Today we were working in pairs (Que milagro – pairs in Mr. C’s class!) on one sentence summaries for the first seven chapters of The Midwife’s Apprentice. Sometimes I have to remind them that this is English, and we do have to put down our clickers and write now and then. They actually liked this one, and it was a great way to review a book we’re reading entirely in class, and don’t always get to every day. It forced them to go back and reread and review the book together, and to even use the table of contents (gasp – good practice for research in the spring). I did keep having to say,
“Look in the book.”
Anyway, at one point a pair of girls raised their hands and said,
“We need help.”
“Maybe you should make an appointment with your counselor.”

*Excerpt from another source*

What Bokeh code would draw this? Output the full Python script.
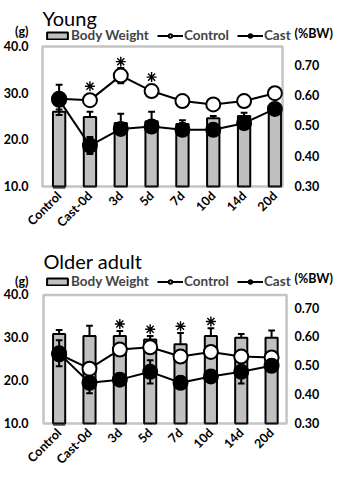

The two girls were the ones who laughed the hardest.
I know –and to make sure, my wife reminds me all the time– that some (many?) of the things I say to my students might be interpreted as being “mean.” She has said,
“You’re one of those teachers I would have been scared to death of when I was in junior high.”
Thanks a lot. But something that I have noticed in the last several years of teaching seventh graders is that it seems like the “meaner” I am, the more the kids like it.
To be sure, I keep putting that word in scare quotes for a reason. I am not truly mean. I don’t delight in torturing poor, frightened students. I like to pretend I do. I don’t really like humiliating them; I remember 7th grade like it was yesterday, so I would never do that. But I do say,
“I get paid extra when I’m mean.”
So what I mean by saying I’m mean is that it’s a shtick. I do bare my teeth now and then, so to speak, to remind them that I’m the Alpha of this pack, but most of the time the “meanness” is all part of the act. Remember, though, that we are all walking a fine line with the fragile junior high psyche. You have to build their trust before you can start acting too much like House:
(7th grade web page guestbook entry from a former student) “i still watch house and he reminds me of you haha in a good way.” (sic)
I have bus loading duty this week. Our seventh and eighth graders are on different schedules (they can’t fit ’em all in the cafeteria at break and lunch), so there are many of my former students now in eighth grade whom I haven’t seen in a while, even though they’re still on the same campus. At bus duty today, I got to chat with a bunch of last year’s bunch whom I hadn’t seen in awhile.
“Guess what? I’m getting an A in English this year!”
“I kept saying you were going to be the smartest person ever to flunk my class.”
“I know. I like Mrs. T, but I miss your class. I like how you kicked my desk when I was talking, and how that time we were all going crazy after I don’t know what happened, you told us to just shut up and listen. I miss that.”
They laugh as I shade my face in mock embarrassment. At this point another one from last year joins in. I have to deploy the Bubble to avoid the hug.
“Eighth grade is sooo boring. Can I be in seventh grade again?”
She was the one last year who couldn’t cope when my student teacher took over. She got all upset when I broke the news, and she just flung up her arms and said,
“But, but, she won’t know how to insult us like you do! I LOVE that. Can you at least teach her to be mean? I like how you’re all mean. Please?”